◆ OBJECTIVE ◆
Restate exactly the lines that run from the start of the records below to the line containing "(B) at (650,48)", counting both ends, and nothing else; pictures stay out.

— begin INFORMATION GIVEN —

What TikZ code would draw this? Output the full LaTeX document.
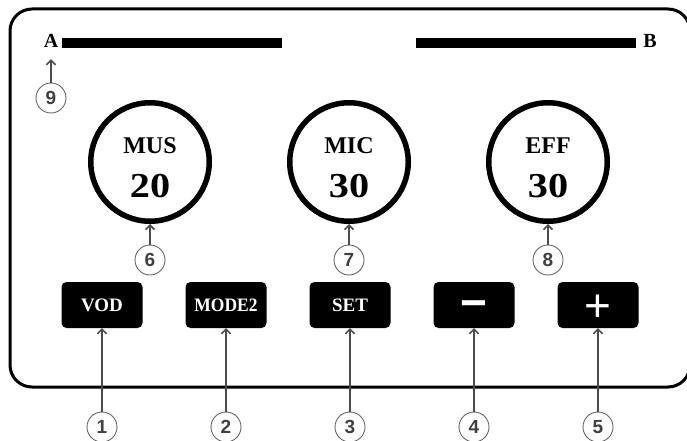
\documentclass[tikz,border=0pt]{standalone}
\usepackage{fontspec}
\setmainfont{Liberation Serif}
\setsansfont{Liberation Sans}
\newfontfamily\symfont{Liberation Sans}
\usetikzlibrary{arrows.meta}
\begin{document}
\begin{tikzpicture}[x=1pt,y=-1pt,
  panel/.style={line width=3pt, rounded corners=22pt},
  knob/.style={circle, draw, line width=5.5pt, minimum size=118.5pt, inner sep=0pt},
  knobname/.style={font=\bfseries\fontsize{24}{24}\selectfont, anchor=base, inner sep=0pt},
  knobval/.style={font=\bfseries\fontsize{35}{35}\selectfont, anchor=base, inner sep=0pt},
  keybox/.style={fill=black, rounded corners=5pt, minimum width=81pt, minimum height=46pt,
    inner sep=0pt, text=white, font=\bfseries\fontsize{19}{19}\selectfont},
  keysym/.style={text=white, inner sep=0pt, anchor=base},
  numtag/.style={circle, draw=black!60, line width=0.9pt, fill=white, minimum size=30pt,
    inner sep=0pt, text=black!75, font=\sffamily\bfseries\fontsize{19}{19}\selectfont},
  pointer/.style={draw=black!70, line width=1.6pt,
    -{Straight Barb[length=4.5pt,width=9pt,line width=1.6pt]}},
  bar/.style={fill=black, inner sep=0pt, minimum width=220pt, minimum height=10pt},
  endlabel/.style={font=\bfseries\fontsize{20}{20}\selectfont, inner sep=0pt, anchor=base}
]
\useasboundingbox (0,0) rectangle (687,441);
\clip (0,0) rectangle (687,441);

% panel outline
\draw[panel] (10,9) rectangle (690,387);

% display bars with end labels
\node[bar] (barA) at (172,43) {};
\node[bar] (barB) at (526,43) {};
\node[endlabel] (A) at (51,48) {A};
\node[endlabel] (B) at (650,48) {B};

% level knobs
\foreach \nm/\cx/\txt/\val in {mus/150/MUS/20, mic/349/MIC/30, eff/548/EFF/30}{
  \node[knob] (\nm) at (\cx,162) {};
  \node[knobname] (\nm-name) at (\cx,153) {\txt};
  \node[knobval] (\nm-val) at (\cx,197) {\scalebox{1.15}[1]{\val}};
}

% buttons
\node[keybox] (vod) at (102,305) {VOD};
\node[keybox] (mode) at (226,305) {\scalebox{0.92}[1]{MODE2}};
\node[keybox] (set) at (350,305) {SET};
\node[keybox] (minus) at (474,305) {};
\node[keybox] (plus) at (598,305) {};
\node[keysym, font=\symfont\bfseries\fontsize{46}{46}\selectfont] (minus-sym)
  at ([yshift=-13pt]minus.center) {−};
\node[keysym, font=\symfont\fontsize{46}{46}\selectfont] (plus-sym)
  at ([yshift=-16pt]plus.center) {+};

% numbered callouts
\node[numtag] (n9) at (51,98) {9};
\node[numtag] (n6) at (150,260) {6};
\node[numtag] (n7) at (349,260) {7};
\node[numtag] (n8) at (548,260) {8};
\node[numtag] (n1) at (102,427) {1};
\node[numtag] (n2) at (226,427) {2};
\node[numtag] (n3) at (350,427) {3};
\node[numtag] (n4) at (474,427) {4};
\node[numtag] (n5) at (598,427) {5};

% pointers
\draw[pointer] (n9) -- ([yshift=-11pt]A.south);
\draw[pointer] (n6) -- (mus);
\draw[pointer] (n7) -- (mic);
\draw[pointer] (n8) -- (eff);
\draw[pointer] (n1) -- (vod);
\draw[pointer] (n2) -- (mode);
\draw[pointer] (n3) -- (set);
\draw[pointer] (n4) -- (minus);
\draw[pointer] (n5) -- (plus);
\end{tikzpicture}
\end{document}
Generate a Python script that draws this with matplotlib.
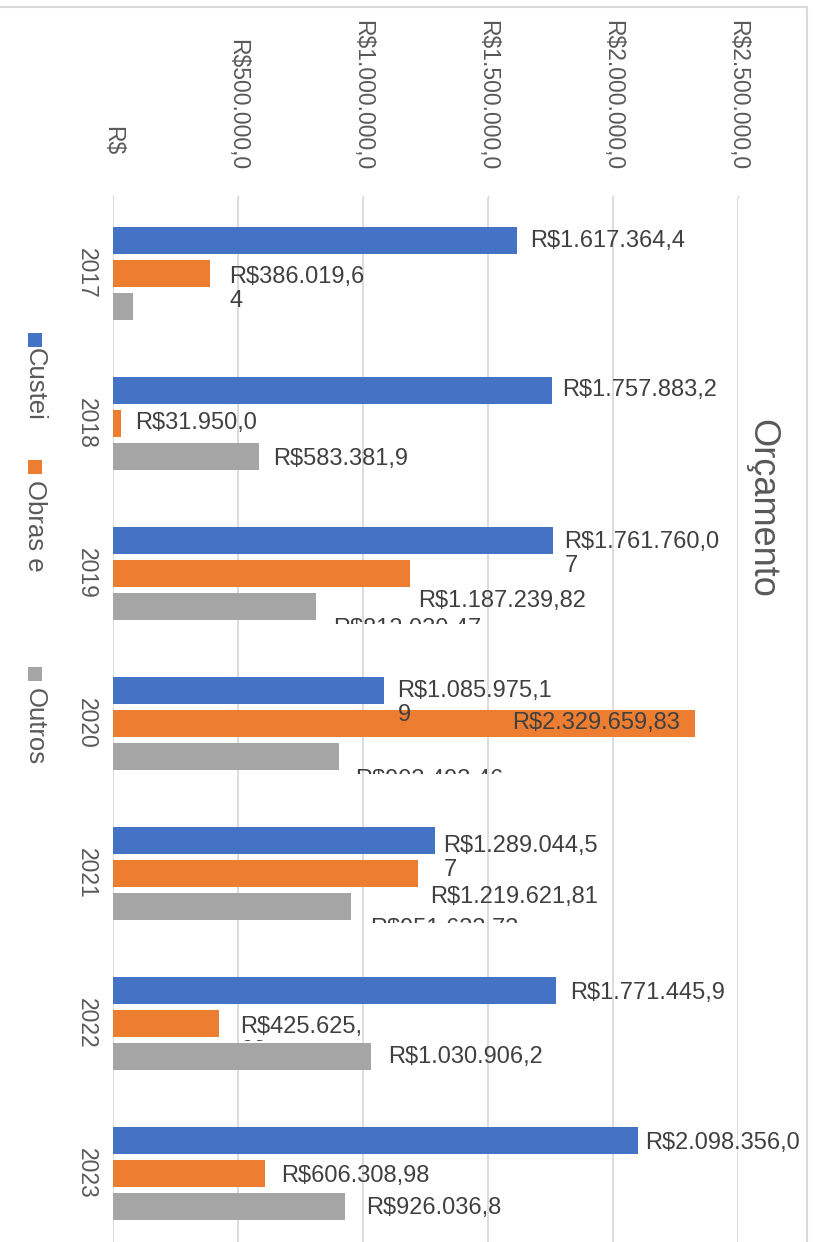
import matplotlib
matplotlib.use("Agg")
import matplotlib.pyplot as plt
import matplotlib.transforms as mtransforms
from matplotlib.patches import Rectangle
from matplotlib.lines import Line2D
import numpy as np

# ---------------- data ----------------
years = ['2017', '2018', '2019', '2020', '2021', '2022', '2023']
series_names = ['Custei', 'Obras e', 'Outros']
custei = [1617364.40, 1757883.20, 1761760.07, 1085975.19, 1289044.57, 1771445.90, 2098356.00]
obras = [386019.64, 31950.00, 1187239.82, 2329659.83, 1219621.81, 425625.00, 606308.98]
outros = [79600.00, 583381.90, 812030.47, 903493.46, 951633.73, 1030906.20, 926036.80]

# data labels as displayed (truncated by the chart's label boxes)
custei_labels = ['R$1.617.364,4', 'R$1.757.883,2', 'R$1.761.760,0\n7', 'R$1.085.975,1\n9',
                 'R$1.289.044,5\n7', 'R$1.771.445,9', 'R$2.098.356,0']
obras_labels = ['R$386.019,6\n4', 'R$31.950,0', 'R$1.187.239,82', 'R$2.329.659,83',
                'R$1.219.621,81', 'R$425.625,\n00', 'R$606.308,98']
outros_labels = ['', 'R$583.381,9', 'R$812.030,47', 'R$903.493,46', 'R$951.633,73',
                 'R$1.030.906,2', 'R$926.036,8']

xticks = [0, 500000, 1000000, 1500000, 2000000, 2500000]
xtick_labels = ['R$', 'R$500.000,0', 'R$1.000.000,0', 'R$1.500.000,0', 'R$2.000.000,0', 'R$2.500.000,0']
title = 'Orçamento'

# ---------------- style / layout ----------------
W, H = 816, 1242
colors = ['#4472C4', '#ED7D31', '#A5A5A5']
grid_c = '#D9D9D9'
txt_c = '#595959'
lab_c = '#404040'
FONT = ['Liberation Sans', 'DejaVu Sans']
plt.rcParams['font.family'] = FONT

# label layout: (dx px from bar end, dy px from bar centre, clip y px or None, inside)
custei_lay = [(13, 1, None, False), (10, 0, None, False), (11, 2, None, False), (13, 1, None, False),
              (8, 6, None, False), (14, 3, None, False), (8, 3, None, False)]
obras_lay = [(20, 4, None, False), (14, 0, None, False), (8, 28, None, False), (-15, 0, None, True),
             (12, 24, None, False), (21, 4, 1041, False), (17, 3, None, False)]
outros_lay = [(0, 0, None, False), (14, 3, None, False), (17, 23, 624, False), (16, 24, 774, False),
              (19, 23, 923, False), (17, 1, None, False), (22, 2, None, False)]

fig = plt.figure(figsize=(W / 100, H / 100), dpi=100)
fig.patch.set_facecolor('white')

def fx(px):
    return px / W

def fy(py):
    return 1 - py / H

ax_left, ax_right, ax_top, ax_bot = 113, 738, 198, 1248
ax = fig.add_axes([fx(ax_left), fy(ax_bot), (ax_right - ax_left) / W, (ax_bot - ax_top) / H])
ax.set_facecolor('none')

y = np.arange(len(years))
bar_h = 0.18
offs = [-0.22, 0.0, 0.22]
all_vals = [custei, obras, outros]
all_labels = [custei_labels, obras_labels, outros_labels]
all_lay = [custei_lay, obras_lay, outros_lay]

for vals, off, c in zip(all_vals, offs, colors):
    ax.barh(y + off, vals, height=bar_h, color=c, zorder=2)

ax.set_xlim(0, 2500000)
ax.set_ylim(len(years) - 0.5, -0.5)
for s in ax.spines.values():
    s.set_visible(False)
ax.set_xticks(xticks)
ax.xaxis.tick_top()
ax.tick_params(axis='x', length=2, width=1, color=grid_c, labeltop=False, labelbottom=False)
ax.grid(axis='x', color=grid_c, linewidth=1.3, zorder=0)
ax.set_axisbelow(True)

ax.set_yticks(y)
ax.set_yticklabels(years, rotation=-90, va='center', ha='right', fontsize=16.5, color=txt_c)
ax.tick_params(axis='y', length=0, pad=11)

# x tick labels (rotated, above the plot)
xtr = mtransforms.blended_transform_factory(ax.transData, ax.transAxes)
for v, lab in zip(xticks, xtick_labels):
    extra = 15 if lab == 'R$' else 0
    tr = mtransforms.offset_copy(xtr, fig=fig, x=0, y=28 + extra, units='dots')
    ax.text(v, 1.0, lab, transform=tr, rotation=-90, ha='center', va='bottom',
            fontsize=16.5, color=txt_c, clip_on=False)

# data labels
line_gap = 24
for vals, labels, lay, off in zip(all_vals, all_labels, all_lay, offs):
    for i in range(len(vals)):
        lab = labels[i]
        if not lab:
            continue
        dx, dy, clip_y, inside = lay[i]
        for j, line in enumerate(lab.split('\n')):
            tr = mtransforms.offset_copy(ax.transData, fig=fig, x=dx, y=-(dy + j * line_gap), units='dots')
            t = ax.text(vals[i], y[i] + off, line, transform=tr,
                        ha='right' if inside else 'left', va='center',
                        fontsize=17, color=lab_c, zorder=5)
            if clip_y is not None:
                cb = mtransforms.TransformedBbox(
                    mtransforms.Bbox([[0, fy(clip_y)], [1, 1]]), fig.transFigure)
                t.set_clip_box(cb)
                t.set_clip_on(True)
            else:
                t.set_clip_on(False)

# title
fig.text(fx(762), fy(508), title, rotation=-90, ha='center', va='center',
         fontsize=26, color=txt_c)

# legend (rotated, drawn at left)
leg_marker_y = [333, 460, 667]
leg_text_y = [348, 480, 688]
for name, c, my, ty in zip(series_names, colors, leg_marker_y, leg_text_y):
    fig.patches.append(Rectangle((fx(28), fy(my + 14)), 14 / W, 14 / H,
                                 transform=fig.transFigure, facecolor=c, edgecolor='none'))
    fig.text(fx(35), fy(ty), name, rotation=-90, ha='center', va='top',
             fontsize=18.5, color=txt_c)

# chart border
fig.lines.append(Line2D([0, fx(807)], [fy(7), fy(7)], transform=fig.transFigure,
                        color=grid_c, linewidth=1.5))
fig.lines.append(Line2D([fx(807), fx(807)], [fy(7), 0], transform=fig.transFigure,
                        color=grid_c, linewidth=1.5))

fig.savefig('out.png', dpi=100, facecolor='white')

— end INFORMATION GIVEN —

◆ WRITTEN ANSWER ◆
What TikZ code would draw this? Output the full LaTeX document.
\documentclass[tikz,border=0pt]{standalone}
\usepackage{fontspec}
\setmainfont{Liberation Serif}
\setsansfont{Liberation Sans}
\newfontfamily\symfont{Liberation Sans}
\usetikzlibrary{arrows.meta}
\begin{document}
\begin{tikzpicture}[x=1pt,y=-1pt,
  panel/.style={line width=3pt, rounded corners=22pt},
  knob/.style={circle, draw, line width=5.5pt, minimum size=118.5pt, inner sep=0pt},
  knobname/.style={font=\bfseries\fontsize{24}{24}\selectfont, anchor=base, inner sep=0pt},
  knobval/.style={font=\bfseries\fontsize{35}{35}\selectfont, anchor=base, inner sep=0pt},
  keybox/.style={fill=black, rounded corners=5pt, minimum width=81pt, minimum height=46pt,
    inner sep=0pt, text=white, font=\bfseries\fontsize{19}{19}\selectfont},
  keysym/.style={text=white, inner sep=0pt, anchor=base},
  numtag/.style={circle, draw=black!60, line width=0.9pt, fill=white, minimum size=30pt,
    inner sep=0pt, text=black!75, font=\sffamily\bfseries\fontsize{19}{19}\selectfont},
  pointer/.style={draw=black!70, line width=1.6pt,
    -{Straight Barb[length=4.5pt,width=9pt,line width=1.6pt]}},
  bar/.style={fill=black, inner sep=0pt, minimum width=220pt, minimum height=10pt},
  endlabel/.style={font=\bfseries\fontsize{20}{20}\selectfont, inner sep=0pt, anchor=base}
]
\useasboundingbox (0,0) rectangle (687,441);
\clip (0,0) rectangle (687,441);

% panel outline
\draw[panel] (10,9) rectangle (690,387);

% display bars with end labels
\node[bar] (barA) at (172,43) {};
\node[bar] (barB) at (526,43) {};
\node[endlabel] (A) at (51,48) {A};
\node[endlabel] (B) at (650,48) {B};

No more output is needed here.